Title page for ETD etd-04282011-224402


Type of Document Master's Thesis
Author Howard, Eric John
Author's Email Address eric.j.howard@gmail.com
URN etd-04282011-224402
Title Bring the form back to planning: Using urban form characteristics to improve the predictability of transportation mode choice models
Degree Master of Urban and Regional Planning
Department Urban Affairs and Planning
Advisory Committee
Advisor Name Title
Zahm, Diane L. Committee Chair
Dawkins, Casey J. Committee Member
Schweitzer, Lisa A. Committee Member
Keywords
  • Travel Demand Management
  • Mode Choice Models
  • Transportation Planning
Date of Defense 2007-07-17
Availability unrestricted
Abstract
The financial and environmental effects of traffic congestion and automobile-centric air pollution

continue to be problems that must be addressed within the United States. In response, travel

demand management (TDM) has emerged as a potential way to reduce automobile-based travel

in order to minimize these effects. TDM strategies are highly dependent on specific urban form

characteristics such as bicycle lanes, sidewalks, or transit facilities. A current gap exists in the

analytical tools available to transportation planners when evaluating TDM projects. The standard

transportation models do not take into account urban form characteristics in a systematic way.
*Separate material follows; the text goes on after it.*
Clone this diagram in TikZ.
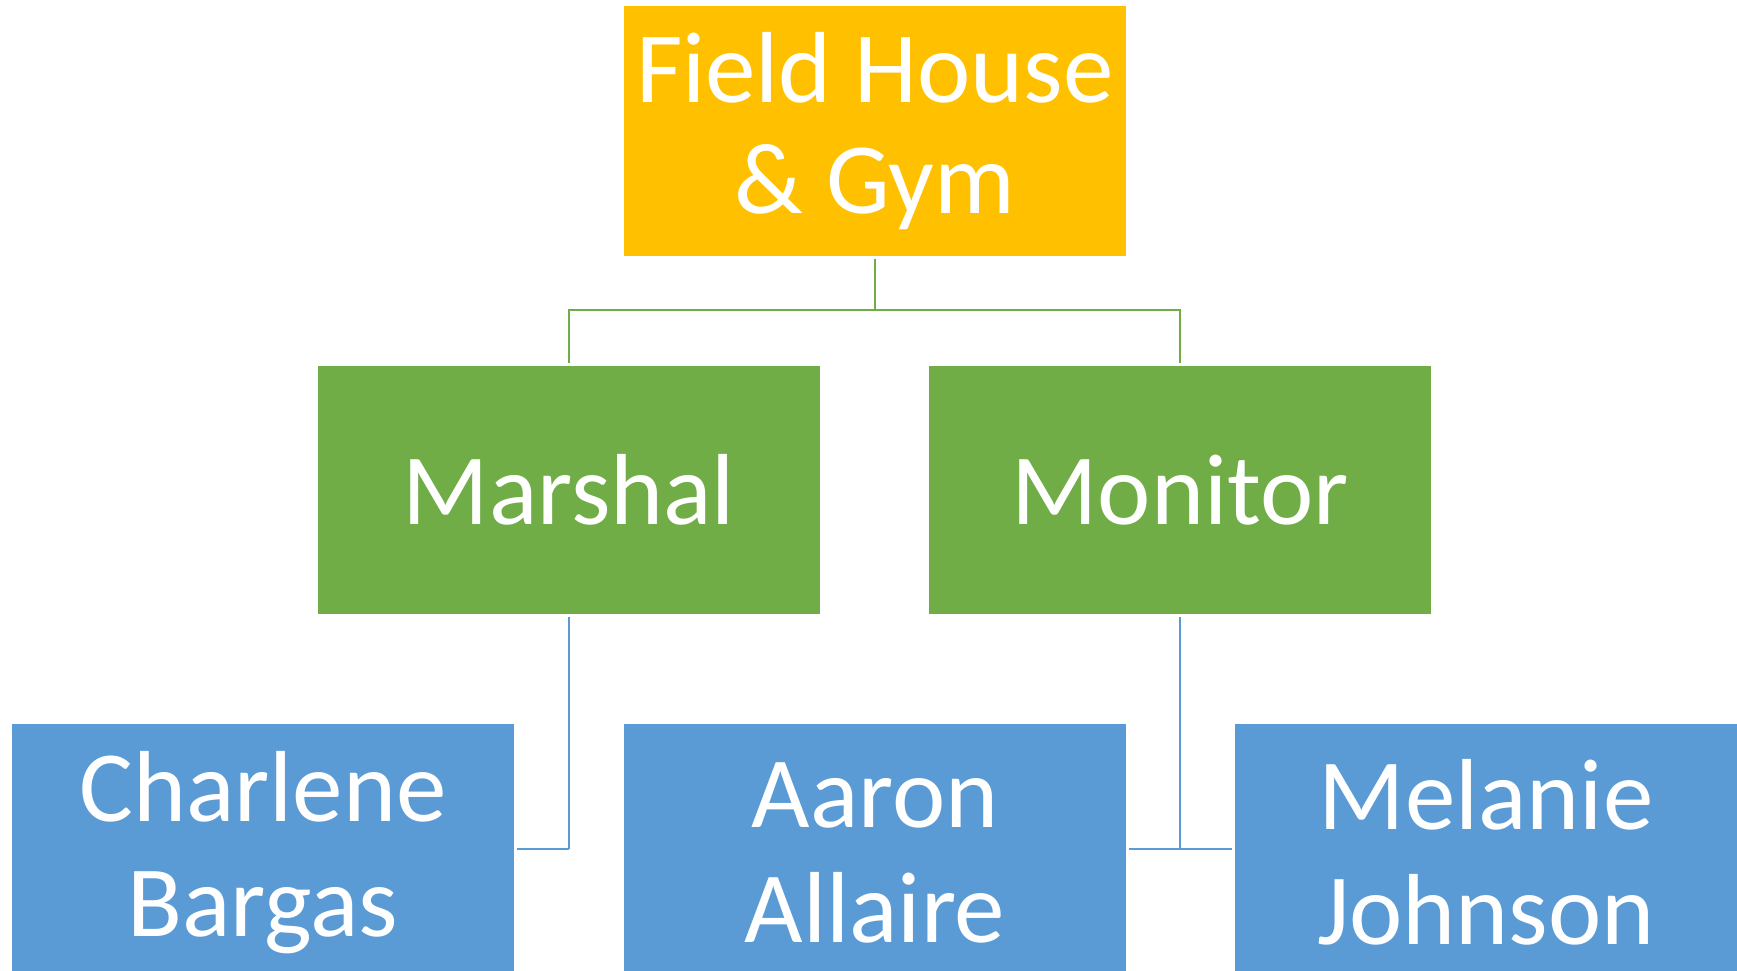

These characteristics play an import role in an individual’s selection of walking, bicycling, or

transit based travel modes. This gap needs to be filled in order to evaluate TDM projects with

the same decision-making rigor that is applied to road expansion projects.

The purpose of this project is to develop an enhanced transportation mode choice model that

presents a systematic approach for incorporating urban form characteristics. This approach

determines which elements of urban form have the strongest influence on transportation mode

choice behavior. This work is being done in conjunction with the Roanoke Valley Allegany

Metropolitan Planning Organization as a way to evaluate the potential of TDM projects in

promoting non-automobile forms of travel within the Roanoke region. This approach to

developing an enhanced transportation mode choice model is a step forward in address the gap

between TDM strategies and the tools needed to evaluate them.